Before the advent of the “Custom Shop”, Gibson was turning out custom instruments for artists, players and just plain folks. While Fender was cranking out its cookie cutter line, Gibson offered one off instruments to just about anyone who wanted one and was willing to pay a premium for it. You could order a 345 with a 355 fingerboard and inlays or a 355 with nickel hardware. If you wanted a stereo ES-335 with a Varitone, they would do that as well. They would also paint your guitar in a color that wasn’t standard, although it had to be a color they offered. With very few exceptions, you won’t find a Gibson painted in a non-Gibson color. One of the great rarities in the ES line is the sunburst ES-355. The only standard color offered is red. They exist in blonde, black, white and sunburst as well. I think we can safely assume that non red 355’s are all special orders. So, to find a sunburst ES-355 is a needle in a haystack. To find one with bound f-holes is a needle in two haystacks. Gibson didn’t bind f-holes on ES-355’s until the 70’s so to find a 62 with this feature is unusual, to say the least. My first thought was that perhaps they were done after the guitar left the factory but on closer inspection, I believe they were done at Gibson. The way I see it, the f-holes themselves have to be oversized in order to make room for the binding and I just don’t think many luthiers would want to start routing the top out just to get bound f-holes. The likely scenario is that someone called the folks at Gibson (or wrote a letter-remember those?) and asked them to make a sunburst ES-355 with bound f-holes.

Note the unusual Varitone knob. Also, the old style bonnet knobs and the bound f-holes.

Interestingly, the sunburst is not typical, as you can see from the photos. There is much more red and the darkest tones that are typical of a Gibson sunburst are absent. It is closer to the cherryburst that would appear a few years later. This sunburst a bit more subtle than the later cherryburst with a darker center-more orange than yellow. The guitar also has bonnet type knobs rather than the reflector type that were stock in 1962. You might also notice a few more oddities…the Varitone knob isn’t a chickenhead. This is actually pretty standard on ES-355s with the sideways trem. The reason is simple-the chickenhead knobs bumps into the trem arm making certain positions of the six way switch inaccessible. I had a 345 with a sideways and a chickenhead and you couldn’t get it into position 5 or 6 without moving the trem arm. There is a mystery, however.  Why (oh, why) is the truss rod cover upside down? I don’t think that’s a custom option.  Thanks to Rob, a regular reader and the owner of this old gal. The guitar was bought new by his father from a local Mom and Pop music store and Rob inherited it when his father passed away.  I wish my father had collected guitars. The only thing he seems to have collected was sons (he had 9 of them). This guitar certainly ranks way up there on the cool scale for 355s. I’d put the pickup covers back on if it were mine but that’s just me. If you have a one off or custom Gibson, send me an email with some photos and as much history as you know and I’ll be happy to feature it here.

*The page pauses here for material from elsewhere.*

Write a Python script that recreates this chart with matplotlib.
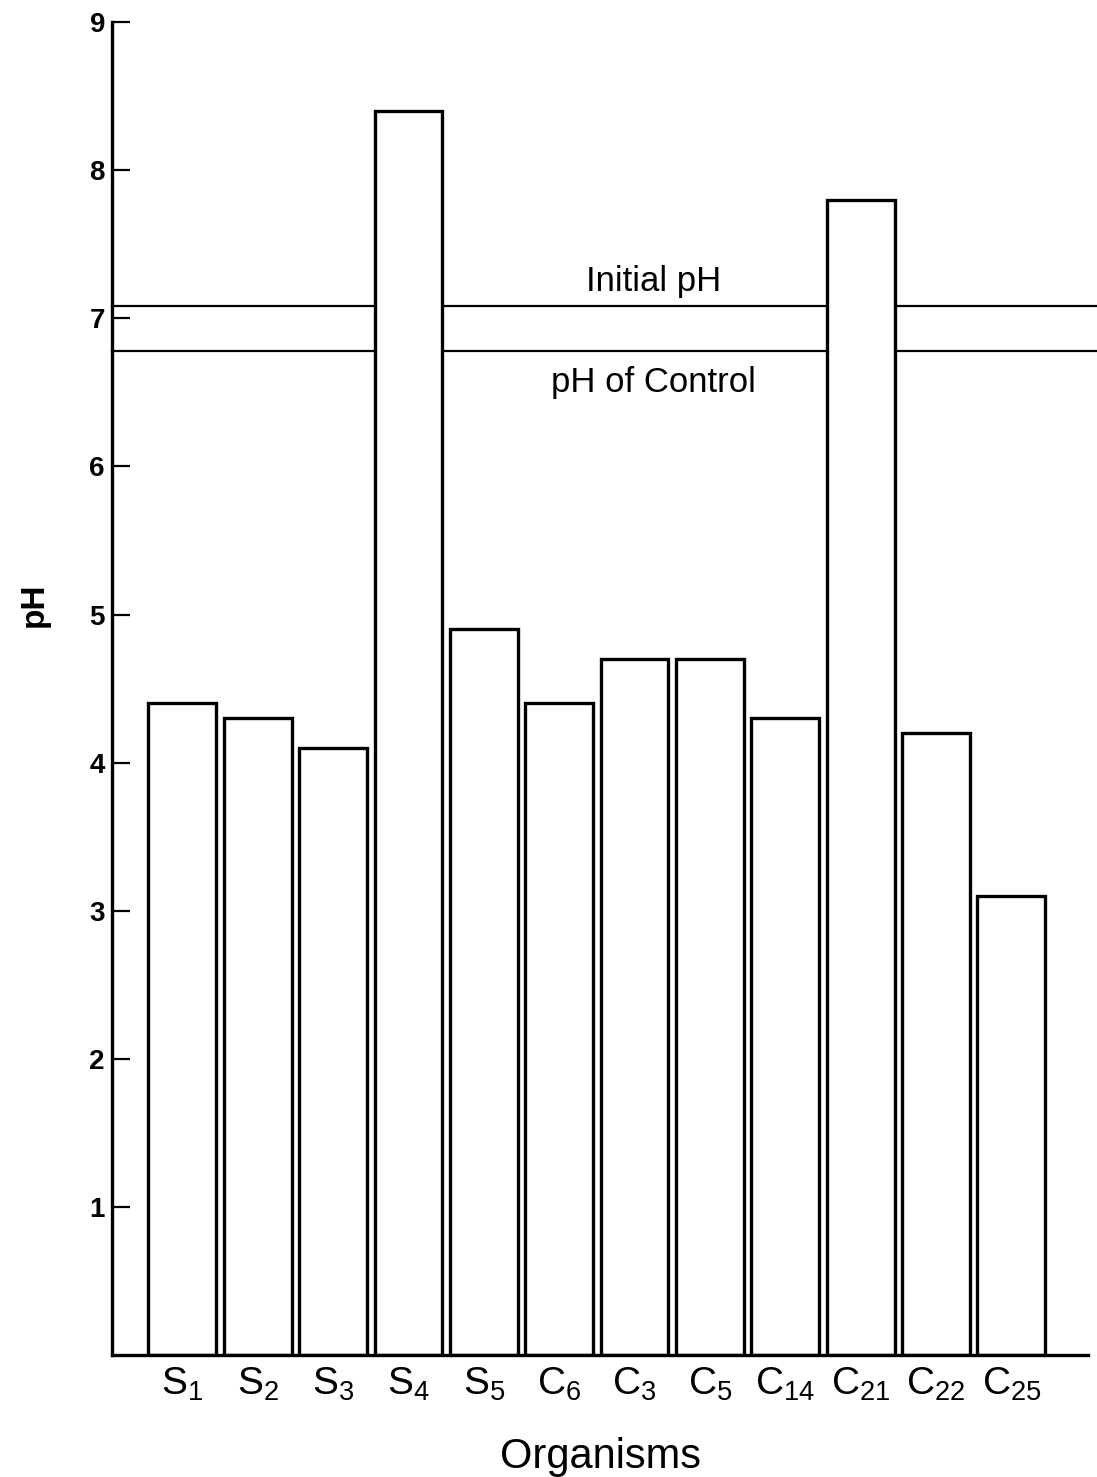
import numpy as np
import matplotlib
matplotlib.use('Agg')
import matplotlib.pyplot as plt

plt.rcParams['font.family'] = ['Liberation Sans', 'DejaVu Sans']
plt.rcParams['mathtext.fontset'] = 'custom'
plt.rcParams['mathtext.rm'] = 'Liberation Sans'

# pH reached by each organism
organisms = ['S_1', 'S_2', 'S_3', 'S_4', 'S_5', 'C_6', 'C_3', 'C_5',
             'C_{14}', 'C_{21}', 'C_{22}', 'C_{25}']
ph_values = [4.4, 4.3, 4.1, 8.4, 4.9, 4.4, 4.7, 4.7, 4.3, 7.8, 4.2, 3.1]
initial_ph = 7.08
control_ph = 6.78
yticks = [1, 2, 3, 4, 5, 6, 7, 8, 9]

fig = plt.figure(figsize=(10.97, 14.77), dpi=100)
ax = fig.add_axes([0.102, 0.0826, 0.890, 0.9024])

x = np.arange(len(organisms))

# reference lines run to the page edge, bars sit on top of them
for val in [initial_ph, control_ph]:
    ax.axhline(val, xmin=0, xmax=1.01, color='black', lw=1.6,
               clip_on=False, zorder=1)

ax.bar(x, ph_values, width=0.9, facecolor='white', edgecolor='black',
       linewidth=2.4, zorder=2)

ax.text(6.25, initial_ph + 0.06, 'Initial pH', ha='center', va='bottom',
        fontsize=25)
ax.text(6.25, control_ph - 0.1, 'pH of Control', ha='center', va='top',
        fontsize=25)

ax.set_xlim(-0.935, 12.02)
ax.set_ylim(0, 9)

ax.spines['top'].set_visible(False)
ax.spines['right'].set_visible(False)
ax.spines['left'].set_linewidth(2.4)
ax.spines['bottom'].set_linewidth(2.4)

ax.set_yticks(yticks)
ax.set_yticklabels([str(v) for v in yticks], fontsize=20, fontweight='bold')
ax.tick_params(axis='y', direction='in', length=13, width=1.6, pad=5)

ax.set_xticks(x)
ax.set_xticklabels(['$\\mathregular{%s}$' % o for o in organisms], fontsize=28)
ax.tick_params(axis='x', length=0, pad=8)

ax.set_ylabel('pH', fontsize=24, fontweight='bold')
ax.yaxis.set_label_coords(-0.064, 0.563)
ax.set_xlabel('Organisms', fontsize=30, labelpad=24)

fig.savefig('out.png', dpi=100)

Here's the original owner playing with his swing band circa 1978. Check out that collar. Truss cover is still upside down.

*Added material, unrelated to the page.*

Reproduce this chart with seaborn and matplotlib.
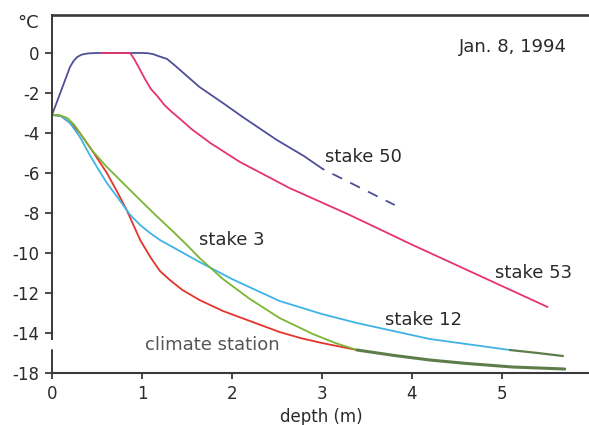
import matplotlib
matplotlib.use("Agg")
from matplotlib import pyplot as plt
import seaborn as sns

# depth (m) / temperature profiles, Jan. 8, 1994 (y in plotted units, bottom tick is broken)
depth_50 = [0, 0.1, 0.2, 0.24, 0.28, 0.33, 0.4, 0.5, 1.0, 1.06, 1.12, 1.18, 1.28, 1.36, 1.5, 1.64, 1.9, 2.12, 2.5, 2.8, 3.01]
temp_50 = [-3.1, -1.9, -0.7, -0.4, -0.2, -0.08, -0.02, 0, 0, -0.01, -0.05, -0.15, -0.3, -0.6, -1.15, -1.7, -2.5, -3.2, -4.35, -5.15, -5.8]
depth_50_est = [3.01, 3.81]
temp_50_est = [-5.8, -7.6]

depth_53 = [0.55, 0.87, 0.92, 0.98, 1.04, 1.1, 1.17, 1.25, 1.32, 1.45, 1.55, 1.76, 2.09, 2.64, 3.31, 4.01, 4.76, 5.51]
temp_53 = [0, 0, -0.35, -0.85, -1.35, -1.8, -2.15, -2.6, -2.9, -3.4, -3.8, -4.5, -5.45, -6.75, -8.1, -9.6, -11.15, -12.7]

depth_3 = [0, 0.08, 0.17, 0.25, 0.34, 0.45, 0.61, 0.8, 0.98, 1.15, 1.34, 1.5, 1.64, 1.9, 2.2, 2.53, 2.9, 3.15, 3.39]
temp_3 = [-3.1, -3.1, -3.25, -3.6, -4.2, -4.9, -5.7, -6.55, -7.35, -8.1, -8.9, -9.6, -10.25, -11.3, -12.3, -13.25, -14.05, -14.5, -14.85]

depth_12 = [0, 0.1, 0.2, 0.31, 0.42, 0.52, 0.61, 0.75, 0.87, 0.98, 1.09, 1.2, 1.34, 1.64, 2.0, 2.53, 3.0, 3.39, 4.2, 5.09]
temp_12 = [-3.1, -3.15, -3.5, -4.2, -5.1, -5.85, -6.5, -7.35, -8.1, -8.6, -9.0, -9.35, -9.7, -10.45, -11.3, -12.4, -13.05, -13.5, -14.3, -14.85]
depth_12_tail = [5.09, 5.4, 5.68]
temp_12_tail = [-14.85, -15.0, -15.15]

depth_cs = [0, 0.1, 0.2, 0.31, 0.45, 0.61, 0.72, 0.83, 0.98, 1.1, 1.2, 1.31, 1.45, 1.64, 1.9, 2.2, 2.53, 2.76, 3.0, 3.39]
temp_cs = [-3.1, -3.15, -3.5, -4.0, -4.9, -6.0, -6.9, -7.85, -9.35, -10.25, -10.9, -11.35, -11.85, -12.35, -12.9, -13.4, -13.95, -14.25, -14.5, -14.85]

# stake 3 and climate station merge here
depth_tail = [3.39, 3.8, 4.2, 4.6, 5.12, 5.7]
temp_tail = [-14.85, -15.12, -15.35, -15.52, -15.7, -15.8]

x_ticks = [0, 1, 2, 3, 4, 5]
y_ticks = [0, -2, -4, -6, -8, -10, -12, -14, -16]
y_tick_labels = ["0", "-2", "-4", "-6", "-8", "-10", "-12", "-14", "-18"]

sns.set_theme(style="ticks")
plt.rcParams["font.family"] = ["DejaVu Sans"]

fig = plt.figure(figsize=(5.89, 4.25), dpi=100)
ax = fig.add_axes([52 / 589, 52 / 425, 1 - 52 / 589, 358 / 425])

lw = 1.3
sns.lineplot(x=depth_cs, y=temp_cs, ax=ax, color="#e3342c", lw=lw, sort=False, estimator=None)
sns.lineplot(x=depth_12, y=temp_12, ax=ax, color="#3fb3e6", lw=lw, sort=False, estimator=None)
sns.lineplot(x=depth_12_tail, y=temp_12_tail, ax=ax, color="#5f7d4a", lw=1.6, sort=False, estimator=None)
sns.lineplot(x=depth_3, y=temp_3, ax=ax, color="#7bb534", lw=lw, sort=False, estimator=None)
sns.lineplot(x=depth_tail, y=temp_tail, ax=ax, color="#5f7d4a", lw=2.2, sort=False, estimator=None)
sns.lineplot(x=depth_50, y=temp_50, ax=ax, color="#4e4f98", lw=lw, sort=False, estimator=None)
ax.plot(depth_50_est, temp_50_est, color="#4e4f98", lw=lw, linestyle=(5, (6, 5)))
sns.lineplot(x=depth_53, y=temp_53, ax=ax, color="#e6336c", lw=lw, sort=False, estimator=None)

ax.set_xlim(0, 5.97)
ax.set_ylim(-16, 1.9)
ax.set_xticks(x_ticks)
ax.set_yticks(y_ticks)
ax.set_yticklabels(y_tick_labels)
ax.tick_params(axis="y", length=5, width=1.2, pad=4, labelsize=12, colors="#2a2a2a")
ax.tick_params(axis="x", length=4, width=1.2, pad=4.5, labelsize=12, colors="#2a2a2a")

ax.spines["right"].set_visible(False)
for side in ["top", "left", "bottom"]:
    ax.spines[side].set_color("#3a3a3a")
ax.spines["top"].set_linewidth(1.9)
ax.spines["left"].set_linewidth(1.4)
ax.spines["bottom"].set_linewidth(1.5)
# broken y axis between -14 and the bottom
ax.spines["left"].set_bounds(-14.3, 1.9)
ax.axvline(0, 0, 1.15 / 17.9, color="#3a3a3a", lw=1.4, clip_on=False)

ax.set_xlabel("depth (m)", fontsize=12, color="#2a2a2a")
ax.xaxis.set_label_coords(0.501, -0.123)
ax.xaxis.label.set_va("center")
ax.set_ylabel("")

fig.text(17 / 589, 1 - 23 / 425, "°C", fontsize=13, color="#2a2a2a", ha="left", va="center")
ax.text(5.72, 0.3, "Jan. 8, 1994", fontsize=13, color="#2a2a2a", ha="right", va="center")
ax.text(3.03, -5.2, "stake 50", fontsize=13, color="#2a2a2a", ha="left", va="center")
ax.text(4.92, -11.0, "stake 53", fontsize=13, color="#2a2a2a", ha="left", va="center")
ax.text(1.63, -9.35, "stake 3", fontsize=13, color="#2a2a2a", ha="left", va="center")
ax.text(3.7, -13.35, "stake 12", fontsize=13, color="#2a2a2a", ha="left", va="center")
ax.text(1.03, -14.6, "climate station", fontsize=13, color="#555555", ha="left", va="center")

fig.savefig("out.png", dpi=100)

4 Responses to “Wonderful One-Off ES-355”

  1. Gordon Walker says:

    It’s a joy to read you again, and I hope it means that the worst of the Sandy
    crisis is over for you and your family.

  2. RAB says:

    +1000 on the returning to normal comment! I dig this 355! The Custom Shop turned out some quirky gits in the ’50s and ’60s!

  3. wayne laurie says:

    Is this guitar for sale ? I am looking for an ES 345 /347/ 355 or
    ES Artist guitar.

  4. OK Guitars says:

    This belongs to a reader. It is not currently for sale.